25 декабря 1929 года Демьян Бедный поделился с Презентом своими впечатлениями от празднования 50-летия Сталина на даче в Зубалове: «…В середине праздника… приехала тройка – Рыков, Томский и Бухарин. Кто-то предложил тост за них, но Калинин, избранный тамадою, сказал: «Раз поздно приехали, так и тост им попозже». – Эх, если б я написал пьесу, изобразил бы я, как сидят эти люди особняком, и каждый из гостей боится с ними заговорить», – говорит Демьян. А раньше, бывало, говорит, я у Рыкова был!..» В тот момент Рыков еще оставался главой правительства и членом Политбюро, Томского тоже еще не вывели из Политбюро и не сняли со сравнительно высокого поста заместителя председателя ВСНХ, Бухарин еще был членом ЦК, но окружающие уже понимают их обреченность и сторонятся, словно прокаженных.

28 февраля 1929 года Презент записал в дневнике замечательный разговор видного чекиста Якова Григорьевича Блюмкина с Маяковским: «Заехали мы: И. Рабинович, Корлинские и я – в литературно-артистический кружок. Рядом сел за столик Маяковский. Подошел к нему метрдотель.

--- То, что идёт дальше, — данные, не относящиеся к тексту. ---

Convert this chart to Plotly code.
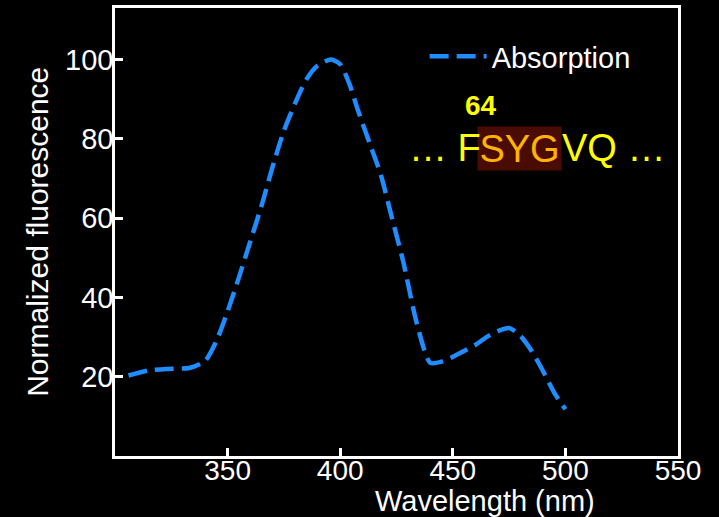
import plotly.graph_objects as go

wavelength = [306, 315, 325, 333, 340, 345, 350, 355, 360, 365, 370, 375, 380, 385, 390, 396,
              400, 404, 408, 413, 418, 423, 428, 434, 440, 445, 450, 455, 460, 465, 470, 475,
              480, 485, 490, 495, 500]
absorption = [20.3, 21.6, 22.0, 22.2, 24.0, 29.0, 36.5, 45.0, 54.0, 63.0, 73.0, 82.0, 89.0, 95.0, 98.5, 100.0,
              98.8, 94.0, 87.0, 79.0, 71.0, 60.0, 49.0, 33.5, 23.5, 23.8, 25.0, 26.5, 28.0, 30.0, 31.5, 32.3,
              30.3, 26.5, 21.5, 16.0, 11.8]
x_ticks = [350, 400, 450, 500, 550]
y_ticks = [20, 40, 60, 80, 100]

FONT = "Liberation Sans, Arial, sans-serif"
BLUE = "#1f8cff"

fig = go.Figure()
fig.add_trace(go.Scatter(
    x=wavelength, y=absorption, mode="lines", name="Absorption",
    line=dict(color=BLUE, width=4.5, dash="19px,8px", shape="spline", smoothing=0.7),
))

axis_common = dict(
    showline=True, mirror=True, linecolor="white", linewidth=2.5,
    ticks="inside", ticklen=8, tickwidth=2.5, tickcolor="white",
    showgrid=False, zeroline=False,
)

fig.update_layout(
    width=719, height=517,
    margin=dict(l=115, r=41, t=5, b=61),
    paper_bgcolor="black", plot_bgcolor="black",
    xaxis=dict(range=[300, 550], tickvals=x_ticks, ticklabelstandoff=-12,
               tickfont=dict(family=FONT, size=28, color="white"), **axis_common),
    yaxis=dict(range=[0, 113], tickvals=y_ticks, ticklabelstandoff=-7,
               tickfont=dict(family=FONT, size=29, color="white"), **axis_common),
    showlegend=True,
    legend=dict(x=0.55, y=0.892, xanchor="left", yanchor="middle",
                bgcolor="rgba(0,0,0,0)", font=dict(family=FONT, size=29, color="white"),
                itemwidth=57),
    annotations=[
        dict(text="Wavelength (nm)", xref="paper", yref="paper", x=0.658, y=-0.101,
             xanchor="center", yanchor="middle", showarrow=False,
             font=dict(family=FONT, size=29, color="white")),
        dict(text="Normalized fluorescence", xref="paper", yref="paper", x=-0.138, y=0.501,
             xanchor="center", yanchor="middle", textangle=-90, showarrow=False,
             font=dict(family=FONT, size=30, color="white")),
        dict(text="<b>64</b>", xref="paper", yref="paper", x=0.65, y=0.782,
             xanchor="center", yanchor="middle", showarrow=False,
             font=dict(family=FONT, size=28, color="#ffff00")),
        dict(text="SYG", xref="paper", yref="paper", x=0.719, y=0.687,
             xanchor="center", yanchor="middle", showarrow=False, width=83, height=43,
             bgcolor="#4a0c00", borderpad=0,
             font=dict(family=FONT, size=38, color="#ffb300")),
        dict(text="… F", xref="paper", yref="paper", x=0.654, y=0.687,
             xanchor="right", yanchor="middle", showarrow=False,
             font=dict(family=FONT, size=38, color="#ffff00")),
        dict(text="VQ …", xref="paper", yref="paper", x=0.79, y=0.687,
             xanchor="left", yanchor="middle", showarrow=False,
             font=dict(family=FONT, size=38, color="#ffff00")),
    ],
)

fig.write_html("out.html")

• Что такое поросенок молочный?

• Молочный поросенок. С хреном.

• А хрен в нем большой?

Попозже подсел к нам и Маяковский, и Кольцов с хорошенькой артисткой – комсомолкой из Бопу (Балетно-оперного училища. – Б. С.), и Блюмкин с танцором-педерастом Александровым из Большого театра (этот факт заставляет предположить наличие у Якова Григорьевича нестандартной сексуальной ориентации. – Б. С.). Маяковский и Блюмкин не терпят друг друга и начали пикироваться, причем Блюмкин это делал провинциально пошло. И чем больше пьянел (пили только они оба), тем больше говорил глупости, а Маяковский это делал тонко и вызывал взрывы хохота.